Shanghai Securities News reported that one of the largest domestic private enterprises Fosun Group encountered setback in acquiring controlling stake in the state owned steelmaker Tianjin Tiangang Group Co ltd.
Last June, Fosun's company in Tianjin inked a JV agreement with another private mill Tianjin Aoxin Investment Co Ltd signing to regroup Tiangang Group and have its registered capital increase from CNY 3 billion to CNY 8 billion with Tiangang Group taking 48.5%, Fosun Tianjin 47.5% and Tianjin Aoxin 4%.
The regrouping had no fruit halt a year from the pact signing, as Tianjin Aoxin later sold its shares to Tiangang, making it the controlling holder in the new mill once sets up.
As reported, Fosun wasn't informed of the stake transfer, and obviously it has lost chances to increase its shares. Meanwhile, Tiangang had required revaluating its assets as the prices during the pact signing were higher than in 2007 when the evaluation was made. The stalemate lasted till the market changed later last year.

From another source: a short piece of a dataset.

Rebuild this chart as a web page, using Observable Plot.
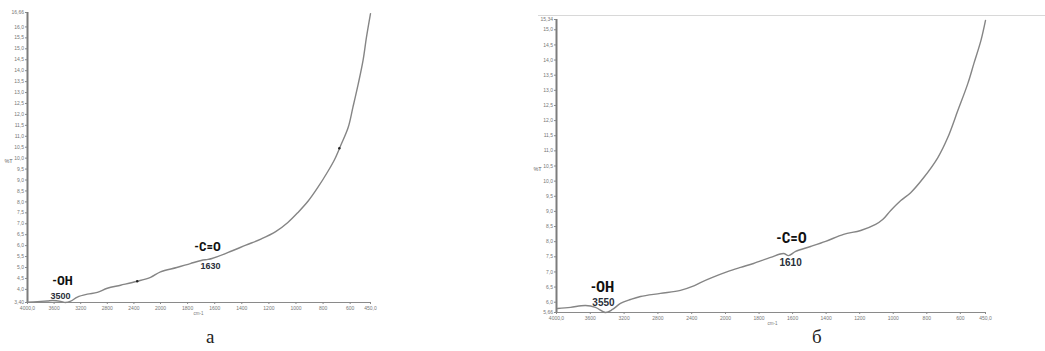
<!DOCTYPE html>
<html>
<head>
<meta charset="utf-8">
<script src="https://cdn.jsdelivr.net/npm/d3@7"></script>
<script src="https://cdn.jsdelivr.net/npm/@observablehq/plot@0.6"></script>
<style>
  html, body { margin: 0; padding: 0; background: #fff; }
  #wrap { position: relative; width: 1045px; height: 351px; overflow: hidden; }
  #wrap svg { position: absolute; left: 0; top: 0; }
  .cap { position: absolute; font-family: "Liberation Serif", "DejaVu Serif", serif; font-size: 19px; color: #222; }
  #topline { position: absolute; left: 538px; top: 15px; width: 507px; height: 0; border-top: 1px solid #d8d8d8; }
</style>
</head>
<body>
<div id="wrap"><div id="topline"></div></div>
<script>
// ---------- data: panel а ----------
const leftWavenumber = [4000, 3850, 3700, 3620, 3500, 3430, 3350, 3250, 3100, 2950, 2800, 2600, 2350, 2150, 2000, 1880, 1780, 1700, 1650, 1620, 1500, 1370, 1255, 1150, 1060, 985, 910, 840, 765, 715, 670, 615, 580, 540, 505, 480, 450];
const leftTransmittance = [3.41, 3.44, 3.47, 3.49, 3.45, 3.40, 3.46, 3.65, 3.78, 3.86, 4.05, 4.19, 4.37, 4.55, 4.80, 5.00, 5.18, 5.32, 5.37, 5.41, 5.69, 6.02, 6.31, 6.64, 7.06, 7.52, 8.04, 8.65, 9.39, 9.94, 10.58, 11.40, 12.32, 13.41, 14.47, 15.52, 16.61];
const leftMarkWavenumber = [2350, 680];
const leftMarkTransmittance = [4.37, 10.45];
const leftYTicks = [3.40, 4.0, 4.5, 5.0, 5.5, 6.0, 6.5, 7.0, 7.5, 8.0, 8.5, 9.0, 9.5, 10.0, 10.5, 11.0, 11.5, 12.0, 12.5, 13.0, 13.5, 14.0, 14.5, 15.0, 15.5, 16.0, 16.66];
const leftYLabels = ["3,40", "4,0", "4,5", "5,0", "5,5", "6,0", "6,5", "7,0", "7,5", "8,0", "8,5", "9,0", "9,5", "10,0", "10,5", "11,0", "11,5", "12,0", "12,5", "13,0", "13,5", "14,0", "14,5", "15,0", "15,5", "16,0", "16,66"];
const leftGroups = ["-OH", "-C=O"];
const leftGroupWavenumber = [3474, 1653];
const leftGroupY = [4.41, 5.96];
const leftPeakLabels = ["3500", "1630"];
const leftPeakWavenumber = [3504, 1631];
const leftPeakY = [3.67, 5.05];

// ---------- data: panel б ----------
const rightWavenumber = [3988, 3834, 3657, 3539, 3420, 3337, 3243, 3125, 3006, 2770, 2533, 2391, 2296, 2154, 1988, 1910, 1833, 1731, 1654, 1624, 1582, 1493, 1403, 1296, 1194, 1105, 1063, 1015, 955, 896, 818, 734, 675, 615, 555, 519, 477, 450];
const rightTransmittance = [5.79, 5.83, 5.89, 5.83, 5.66, 5.76, 5.96, 6.09, 6.19, 6.29, 6.39, 6.52, 6.65, 6.82, 7.01, 7.15, 7.28, 7.48, 7.61, 7.54, 7.68, 7.84, 8.01, 8.24, 8.37, 8.57, 8.73, 9.03, 9.36, 9.62, 10.12, 10.78, 11.44, 12.33, 13.23, 13.89, 14.65, 15.31];
const rightYTicks = [5.66, 6.0, 6.5, 7.0, 7.5, 8.0, 8.5, 9.0, 9.5, 10.0, 10.5, 11.0, 11.5, 12.0, 12.5, 13.0, 13.5, 14.0, 14.5, 15.0, 15.34];
const rightYLabels = ["5,66", "6,0", "6,5", "7,0", "7,5", "8,0", "8,5", "9,0", "9,5", "10,0", "10,5", "11,0", "11,5", "12,0", "12,5", "13,0", "13,5", "14,0", "14,5", "15,0", "15,34"];
const rightGroups = ["-OH", "-C=O"];
const rightGroupWavenumber = [3456, 1606];
const rightGroupY = [6.49, 8.10];
const rightPeakLabels = ["3550", "1610"];
const rightPeakWavenumber = [3444, 1612];
const rightPeakY = [5.99, 7.31];

// ---------- shared x ticks ----------
const xTicks = [4000, 3600, 3200, 2800, 2400, 2000, 1800, 1600, 1400, 1200, 1000, 800, 600, 450];
const xTickLabels = ["4000,0", "3600", "3200", "2800", "2400", "2000", "1800", "1600", "1400", "1200", "1000", "800", "600", "450,0"];
const xBreak = [4000, 2000, 450];
const yLabel = "%T";
const xLabel = "cm-1";
const captions = ["а", "б"];

const zip = (xs, ys) => xs.map((x, i) => ({x, y: ys[i]}));
const zipT = (xs, ys, ts) => xs.map((x, i) => ({x, y: ys[i], t: ts[i]}));

function panel(cfg) {
  const curve = zip(cfg.wn, cfg.tr);
  const yMin = cfg.yTicks[0], yMax = cfg.yTicks[cfg.yTicks.length - 1];
  return Plot.plot({
    width: 1045,
    height: 351,
    marginLeft: cfg.xr[0],
    marginRight: 1045 - cfg.xr[2],
    marginTop: cfg.yr[1],
    marginBottom: 351 - cfg.yr[0],
    style: {background: "transparent", color: "#777", fontFamily: "Liberation Sans, Arial, sans-serif", overflow: "visible"},
    x: {type: "linear", domain: xBreak, range: cfg.xr},
    y: {domain: [yMin, yMax], range: cfg.yr},
    marks: [
      Plot.ruleY([yMin], {x1: 4000, x2: 450, stroke: "#8a8a8a", strokeWidth: 1}),
      Plot.ruleX([4000], {y1: yMin, y2: yMax, stroke: "#7c7c7c", strokeWidth: 2}),
      Plot.axisX({ticks: xTicks, tickFormat: (d) => xTickLabels[xTicks.indexOf(d)], tickSize: 2, tickPadding: 2, fontSize: 5, label: null, stroke: "#888", fill: "#777"}),
      Plot.axisY({ticks: cfg.yTicks, tickFormat: (d) => cfg.yLabels[cfg.yTicks.indexOf(d)], tickSize: 2, tickPadding: 1.5, fontSize: 5, label: null, stroke: "#888", fill: "#777"}),
      Plot.text([yLabel], {frameAnchor: "left", y: cfg.yLabelAt, dx: -19, textAnchor: "middle", fontSize: 5.5, fill: "#666", text: (d) => d}),
      Plot.text([xLabel], {frameAnchor: "bottom", x: cfg.xLabelAt, dy: 12, fontSize: 4.5, fill: "#777", text: (d) => d}),
      Plot.line(curve, {x: "x", y: "y", stroke: "#858585", strokeWidth: 1.4, curve: "catmull-rom"}),
      Plot.dot(zip(cfg.markWn || [], cfg.markTr || []), {x: "x", y: "y", r: 1.2, fill: "#222", stroke: null}),
      Plot.text(zipT(cfg.gWn, cfg.gY, cfg.groups), {x: "x", y: "y", text: "t", fontSize: cfg.gSize, fontWeight: "bold", fill: "#111", fontFamily: "Liberation Sans Narrow, Roboto Condensed, Liberation Sans, sans-serif"}),
      Plot.text(zipT(cfg.pWn, cfg.pY, cfg.peaks), {x: "x", y: "y", text: "t", fontSize: cfg.pSize, fontWeight: "bold", fill: "#2a2f3a", fontFamily: "Liberation Sans Narrow, Liberation Sans, sans-serif"})
    ]
  });
}

const wrap = document.getElementById("wrap");
wrap.appendChild(panel({
  wn: leftWavenumber, tr: leftTransmittance, markWn: leftMarkWavenumber, markTr: leftMarkTransmittance,
  yTicks: leftYTicks, yLabels: leftYLabels, xr: [27, 160, 370], yr: [302, 12],
  yLabelAt: 9.85, xLabelAt: 1720,
  groups: leftGroups, gWn: leftGroupWavenumber, gY: leftGroupY, gSize: 13,
  peaks: leftPeakLabels, pWn: leftPeakWavenumber, pY: leftPeakY, pSize: 9
}));
wrap.appendChild(panel({
  wn: rightWavenumber, tr: rightTransmittance,
  yTicks: rightYTicks, yLabels: rightYLabels, xr: [556, 725, 985], yr: [312, 19],
  yLabelAt: 10.4, xLabelAt: 1720,
  groups: rightGroups, gWn: rightGroupWavenumber, gY: rightGroupY, gSize: 15,
  peaks: rightPeakLabels, pWn: rightPeakWavenumber, pY: rightPeakY, pSize: 10
}));

const capPos = [[206, 326], [812, 326]];
captions.forEach((c, i) => {
  const d = document.createElement("div");
  d.className = "cap";
  d.textContent = c;
  d.style.left = capPos[i][0] + "px";
  d.style.top = capPos[i][1] + "px";
  wrap.appendChild(d);
});
</script>
</body>
</html>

The paper said now, it's more difficult for Fosun to take part in Tiangang regrouping, as the new steel industry plan has said to promote consolidation of Tianjin Pipe, Tiantie, Tiangang and other local mills. It's noteworthy Fosun and Jianlong, the two big private mills, sold Ningbo Steel shares to Baosteel a week before, noting that there are many differences in ideas and management between state-owned and private enterprises and it's really hard to take control for the latter.